▶ [TASK DIRECTIONS]: Without the pictures, output the records below word for word.

▶ [AVAILABLE DATA]:
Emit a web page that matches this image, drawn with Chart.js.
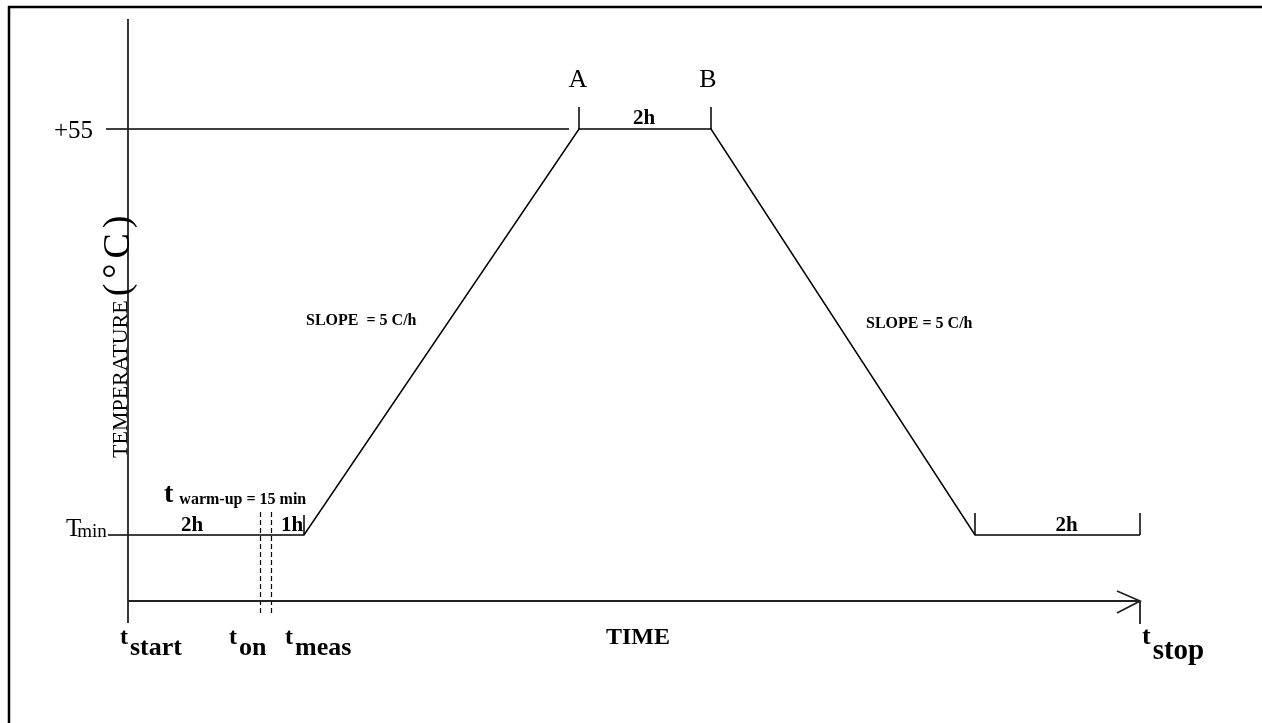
<!DOCTYPE html>
<html>
<head>
<meta charset="utf-8">
<script src="https://cdn.jsdelivr.net/npm/chart.js@4.4.1/dist/chart.umd.min.js"></script>
<style>
  html, body { margin: 0; padding: 0; background: #fff; }
  #wrap { width: 1262px; height: 723px; }
</style>
</head>
<body>
<div id="wrap"><canvas id="profileChart" width="1262" height="723"></canvas></div>
<script>
// temperature profile (x = time units along the drawing, y = temperature)
var TMIN = -40;           // stands for "Tmin"
var TMAX = 55;
var profileTime = [-2, 17.6, 45.1, 58.3, 84.7, 101.2];
var profileTemp = [TMIN, TMIN, TMAX, TMAX, TMIN, TMIN];

// +55 reference line
var refTime = [-2.2, 44.1];
var refTemp = [TMAX, TMAX];

// tick marks on the profile: [time, from, to]
var profileTicks = [
    [45.1, TMAX, 60.15],
    [58.3, TMAX, 60.15],
    [17.6, TMIN, -35.3],
    [84.7, TMIN, -34.85],
    [101.2, TMIN, -34.85]
];

// warm-up dashed markers (t_on .. t_on + 15 min)
var warmupTime = [13.25, 14.35];
var warmupTop = -34.6;
var warmupBottom = -58.25;

// axes
var yAxisMin = -55.44, yAxisMax = 80.74;
var xAxisMin = 0, xAxisMax = 101.2;

function segments(list) {
    var pts = [];
    list.forEach(function (s, i) {
        if (i > 0) pts.push({ x: s[0], y: null });
        pts.push({ x: s[0], y: s[1] });
        pts.push({ x: s[0], y: s[2] });
    });
    return pts;
}

var profilePts = profileTime.map(function (t, i) { return { x: t, y: profileTemp[i] }; });
var refPts = refTime.map(function (t, i) { return { x: t, y: refTemp[i] }; });
var tickPts = segments(profileTicks);
var warmupPts = segments(warmupTime.map(function (t) { return [t, warmupTop, warmupBottom]; }));
var axisPts = [
    { x: xAxisMin, y: yAxisMax }, { x: xAxisMin, y: -60.6 }, { x: xAxisMin, y: null },
    { x: xAxisMin, y: yAxisMin }, { x: xAxisMax, y: yAxisMin }, { x: xAxisMax, y: null },
    { x: 98.9, y: -53.1 }, { x: xAxisMax, y: yAxisMin }, { x: 98.9, y: -58.25 }, { x: 98.9, y: null },
    { x: xAxisMax, y: yAxisMin }, { x: xAxisMax, y: -60.8 }
];

function lineSet(pts, width, color, dash) {
    return {
        data: pts,
        borderColor: color,
        borderWidth: width,
        borderDash: dash || [],
        pointRadius: 0,
        fill: false,
        tension: 0,
        spanGaps: false,
        clip: false
    };
}

var SERIF = '"Liberation Serif", "Times New Roman", serif';

// base text with a subscript after it
function subText(ctx, base, sub, x, y, baseFont, subFont, drop, gap) {
    ctx.font = baseFont;
    ctx.fillText(base, x, y);
    var w = ctx.measureText(base).width;
    ctx.font = subFont;
    ctx.fillText(sub, x + w + (gap || 0), y + drop);
}

var labelsPlugin = {
    id: 'labels',
    afterDraw: function (chart) {
        var ctx = chart.ctx;
        var xs = chart.scales.x, ys = chart.scales.y;
        var px = function (v) { return xs.getPixelForValue(v); };
        var py = function (v) { return ys.getPixelForValue(v); };
        ctx.save();
        ctx.fillStyle = '#000';

        // frame (top and left edges)
        ctx.strokeStyle = '#000';
        ctx.lineWidth = 2.5;
        ctx.beginPath();
        ctx.moveTo(9, 723);
        ctx.lineTo(9, 7);
        ctx.lineTo(1262, 7);
        ctx.stroke();

        ctx.textBaseline = 'alphabetic';

        // y labels
        ctx.textAlign = 'right';
        ctx.font = '25px ' + SERIF;
        ctx.fillText('+55', 93, py(TMAX) + 9);
        ctx.textAlign = 'left';
        subText(ctx, 'T', 'min', 66, py(TMIN) + 1, '25px ' + SERIF, '19px ' + SERIF, 1, -4);

        // rotated axis title
        ctx.save();
        ctx.translate(px(0) - 1, 458);
        ctx.rotate(-Math.PI / 2);
        ctx.font = '22px ' + SERIF;
        ctx.fillText('TEMPERATURE', 0, 0);
        var tw = ctx.measureText('TEMPERATURE').width + 4;
        ctx.font = '38px ' + SERIF;
        ctx.letterSpacing = '5px';
        ctx.fillText('(\u00B0C)', tw, 2);
        ctx.letterSpacing = '0px';
        ctx.restore();

        // A / B
        ctx.textAlign = 'center';
        ctx.font = '26px ' + SERIF;
        ctx.fillText('A', px(45.1) - 1, 87);
        ctx.fillText('B', px(58.3) - 3, 87);

        // durations
        ctx.font = 'bold 21px ' + SERIF;
        ctx.fillText('2h', (px(45.1) + px(58.3)) / 2 - 1, 124);
        ctx.fillText('2h', 192, py(TMIN) - 4);
        ctx.fillText('1h', 292, py(TMIN) - 4);
        ctx.fillText('2h', (px(84.7) + px(101.2)) / 2 + 9, py(TMIN) - 4);

        // warm-up
        ctx.textAlign = 'left';
        subText(ctx, 't', 'warm-up = 15 min', 164, 502, 'bold 28px ' + SERIF, 'bold 16px ' + SERIF, 2, 6);

        // slopes
        ctx.font = 'bold 16px ' + SERIF;
        ctx.fillText('SLOPE  = 5 C/h', 306, 325);
        ctx.fillText('SLOPE = 5 C/h', 866, 328);

        // time axis
        ctx.textAlign = 'center';
        ctx.font = 'bold 24px ' + SERIF;
        ctx.fillText('TIME', 638, 644);

        ctx.textAlign = 'left';
        subText(ctx, 't', 'start', 120, 644, 'bold 24px ' + SERIF, 'bold 26px ' + SERIF, 11, 2);
        subText(ctx, 't', 'on', 229, 644, 'bold 24px ' + SERIF, 'bold 26px ' + SERIF, 11, 2);
        subText(ctx, 't', 'meas', 285, 644, 'bold 24px ' + SERIF, 'bold 26px ' + SERIF, 11, 2);
        subText(ctx, 't', 'stop', 1142, 644, 'bold 26px ' + SERIF, 'bold 29px ' + SERIF, 15, 2);

        ctx.restore();
    }
};

new Chart(document.getElementById('profileChart'), {
    type: 'line',
    data: {
        datasets: [
            lineSet(axisPts, 1.8, '#222'),
            lineSet(refPts, 1.5, '#000'),
            lineSet(profilePts, 1.5, '#000'),
            lineSet(tickPts, 1.5, '#000'),
            lineSet(warmupPts, 1.2, '#000', [5, 3])
        ]
    },
    options: {
        responsive: false,
        animation: false,
        layout: { padding: { left: 128, right: 122, top: 19, bottom: 122 } },
        plugins: { legend: { display: false }, tooltip: { enabled: false } },
        scales: {
            x: { type: 'linear', min: xAxisMin, max: xAxisMax, display: false },
            y: { type: 'linear', min: yAxisMin, max: yAxisMax, display: false }
        }
    },
    plugins: [labelsPlugin]
});
</script>
</body>
</html>
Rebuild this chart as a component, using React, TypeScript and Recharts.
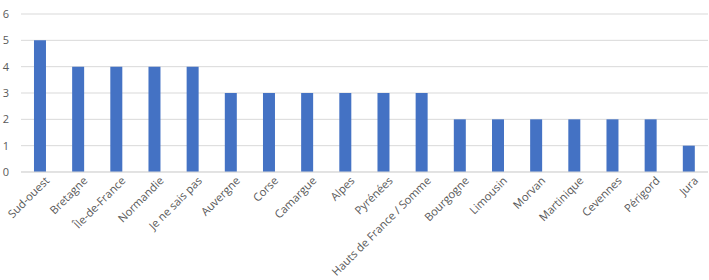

▶ [SOLUTION]:
Emit a web page that matches this image, drawn with Chart.js.
<!DOCTYPE html>
<html>
<head>
<meta charset="utf-8">
<script src="https://cdn.jsdelivr.net/npm/chart.js@4.4.1/dist/chart.umd.min.js"></script>
<style>
  html, body { margin: 0; padding: 0; background: #fff; }
  #wrap { width: 1262px; height: 723px; }
</style>
</head>
<body>
<div id="wrap"><canvas id="profileChart" width="1262" height="723"></canvas></div>
<script>
// temperature profile (x = time units along the drawing, y = temperature)
var TMIN = -40;           // stands for "Tmin"
var TMAX = 55;
var profileTime = [-2, 17.6, 45.1, 58.3, 84.7, 101.2];
var profileTemp = [TMIN, TMIN, TMAX, TMAX, TMIN, TMIN];

// +55 reference line
var refTime = [-2.2, 44.1];
var refTemp = [TMAX, TMAX];

// tick marks on the profile: [time, from, to]
var profileTicks = [
    [45.1, TMAX, 60.15],
    [58.3, TMAX, 60.15],
    [17.6, TMIN, -35.3],
    [84.7, TMIN, -34.85],
    [101.2, TMIN, -34.85]
];

// warm-up dashed markers (t_on .. t_on + 15 min)
var warmupTime = [13.25, 14.35];
var warmupTop = -34.6;
var warmupBottom = -58.25;

// axes
var yAxisMin = -55.44, yAxisMax = 80.74;
var xAxisMin = 0, xAxisMax = 101.2;

function segments(list) {
    var pts = [];
    list.forEach(function (s, i) {
        if (i > 0) pts.push({ x: s[0], y: null });
        pts.push({ x: s[0], y: s[1] });
        pts.push({ x: s[0], y: s[2] });
    });
    return pts;
}

var profilePts = profileTime.map(function (t, i) { return { x: t, y: profileTemp[i] }; });
var refPts = refTime.map(function (t, i) { return { x: t, y: refTemp[i] }; });
var tickPts = segments(profileTicks);
var warmupPts = segments(warmupTime.map(function (t) { return [t, warmupTop, warmupBottom]; }));
var axisPts = [
    { x: xAxisMin, y: yAxisMax }, { x: xAxisMin, y: -60.6 }, { x: xAxisMin, y: null },
    { x: xAxisMin, y: yAxisMin }, { x: xAxisMax, y: yAxisMin }, { x: xAxisMax, y: null },
    { x: 98.9, y: -53.1 }, { x: xAxisMax, y: yAxisMin }, { x: 98.9, y: -58.25 }, { x: 98.9, y: null },
    { x: xAxisMax, y: yAxisMin }, { x: xAxisMax, y: -60.8 }
];

function lineSet(pts, width, color, dash) {
    return {
        data: pts,
        borderColor: color,
        borderWidth: width,
        borderDash: dash || [],
        pointRadius: 0,
        fill: false,
        tension: 0,
        spanGaps: false,
        clip: false
    };
}

var SERIF = '"Liberation Serif", "Times New Roman", serif';

// base text with a subscript after it
function subText(ctx, base, sub, x, y, baseFont, subFont, drop, gap) {
    ctx.font = baseFont;
    ctx.fillText(base, x, y);
    var w = ctx.measureText(base).width;
    ctx.font = subFont;
    ctx.fillText(sub, x + w + (gap || 0), y + drop);
}

var labelsPlugin = {
    id: 'labels',
    afterDraw: function (chart) {
        var ctx = chart.ctx;
        var xs = chart.scales.x, ys = chart.scales.y;
        var px = function (v) { return xs.getPixelForValue(v); };
        var py = function (v) { return ys.getPixelForValue(v); };
        ctx.save();
        ctx.fillStyle = '#000';

        // frame (top and left edges)
        ctx.strokeStyle = '#000';
        ctx.lineWidth = 2.5;
        ctx.beginPath();
        ctx.moveTo(9, 723);
        ctx.lineTo(9, 7);
        ctx.lineTo(1262, 7);
        ctx.stroke();

        ctx.textBaseline = 'alphabetic';

        // y labels
        ctx.textAlign = 'right';
        ctx.font = '25px ' + SERIF;
        ctx.fillText('+55', 93, py(TMAX) + 9);
        ctx.textAlign = 'left';
        subText(ctx, 'T', 'min', 66, py(TMIN) + 1, '25px ' + SERIF, '19px ' + SERIF, 1, -4);

        // rotated axis title
        ctx.save();
        ctx.translate(px(0) - 1, 458);
        ctx.rotate(-Math.PI / 2);
        ctx.font = '22px ' + SERIF;
        ctx.fillText('TEMPERATURE', 0, 0);
        var tw = ctx.measureText('TEMPERATURE').width + 4;
        ctx.font = '38px ' + SERIF;
        ctx.letterSpacing = '5px';
        ctx.fillText('(\u00B0C)', tw, 2);
        ctx.letterSpacing = '0px';
        ctx.restore();

        // A / B
        ctx.textAlign = 'center';
        ctx.font = '26px ' + SERIF;
        ctx.fillText('A', px(45.1) - 1, 87);
        ctx.fillText('B', px(58.3) - 3, 87);

        // durations
        ctx.font = 'bold 21px ' + SERIF;
        ctx.fillText('2h', (px(45.1) + px(58.3)) / 2 - 1, 124);
        ctx.fillText('2h', 192, py(TMIN) - 4);
        ctx.fillText('1h', 292, py(TMIN) - 4);
        ctx.fillText('2h', (px(84.7) + px(101.2)) / 2 + 9, py(TMIN) - 4);

        // warm-up
        ctx.textAlign = 'left';
        subText(ctx, 't', 'warm-up = 15 min', 164, 502, 'bold 28px ' + SERIF, 'bold 16px ' + SERIF, 2, 6);

        // slopes
        ctx.font = 'bold 16px ' + SERIF;
        ctx.fillText('SLOPE  = 5 C/h', 306, 325);
        ctx.fillText('SLOPE = 5 C/h', 866, 328);

        // time axis
        ctx.textAlign = 'center';
        ctx.font = 'bold 24px ' + SERIF;
        ctx.fillText('TIME', 638, 644);

        ctx.textAlign = 'left';
        subText(ctx, 't', 'start', 120, 644, 'bold 24px ' + SERIF, 'bold 26px ' + SERIF, 11, 2);
        subText(ctx, 't', 'on', 229, 644, 'bold 24px ' + SERIF, 'bold 26px ' + SERIF, 11, 2);
        subText(ctx, 't', 'meas', 285, 644, 'bold 24px ' + SERIF, 'bold 26px ' + SERIF, 11, 2);
        subText(ctx, 't', 'stop', 1142, 644, 'bold 26px ' + SERIF, 'bold 29px ' + SERIF, 15, 2);

        ctx.restore();
    }
};

new Chart(document.getElementById('profileChart'), {
    type: 'line',
    data: {
        datasets: [
            lineSet(axisPts, 1.8, '#222'),
            lineSet(refPts, 1.5, '#000'),
            lineSet(profilePts, 1.5, '#000'),
            lineSet(tickPts, 1.5, '#000'),
            lineSet(warmupPts, 1.2, '#000', [5, 3])
        ]
    },
    options: {
        responsive: false,
        animation: false,
        layout: { padding: { left: 128, right: 122, top: 19, bottom: 122 } },
        plugins: { legend: { display: false }, tooltip: { enabled: false } },
        scales: {
            x: { type: 'linear', min: xAxisMin, max: xAxisMax, display: false },
            y: { type: 'linear', min: yAxisMin, max: yAxisMax, display: false }
        }
    },
    plugins: [labelsPlugin]
});
</script>
</body>
</html>
Rebuild this chart as a component, using React, TypeScript and Recharts.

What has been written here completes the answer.